Cribsheet reminded me of NurtureShock by Po Bronson and Ashley Merryman, which came out 14 years ago. At that time I was a preschool director and one of my wonderful parents lent me a copy. It was a revelation, again based on data, showing how our beliefs about raising children can be so at odds with reality. I am so grateful to these curators of research. One motivating factor for the authors, who are journalists, was the fact that they were reading so many important new research articles on child health and development that was not gaining enough visibility to change policy or practice. They just had to help us all out by putting the information together by subject. For example, sleep: children are not getting enough hours of sleep for healthy growth and functioning. This is vital information for parents. To my eyes Bronson and Merryman wrote in the style of Freakonomics, which makes their book fun and accessible. It really did turn some of my beliefs around and changed my understanding.

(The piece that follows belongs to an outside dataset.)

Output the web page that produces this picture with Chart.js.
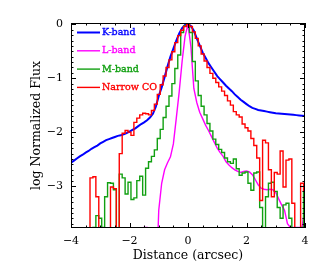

When we know better, we can do better. I did the best I could as a parent, as did my mother and grandmothers. I want to do my best as a grandmother too and some of that means keeping up to date with the research. One way I do that is by being a member of the National Association for the Education of Young Children, NAEYC. When I was working in early childhood, I had a professional membership. Now I have a family membership so I can access their curated resources on best practices for today’s babies and children. Enjoy your data crunching guilt free!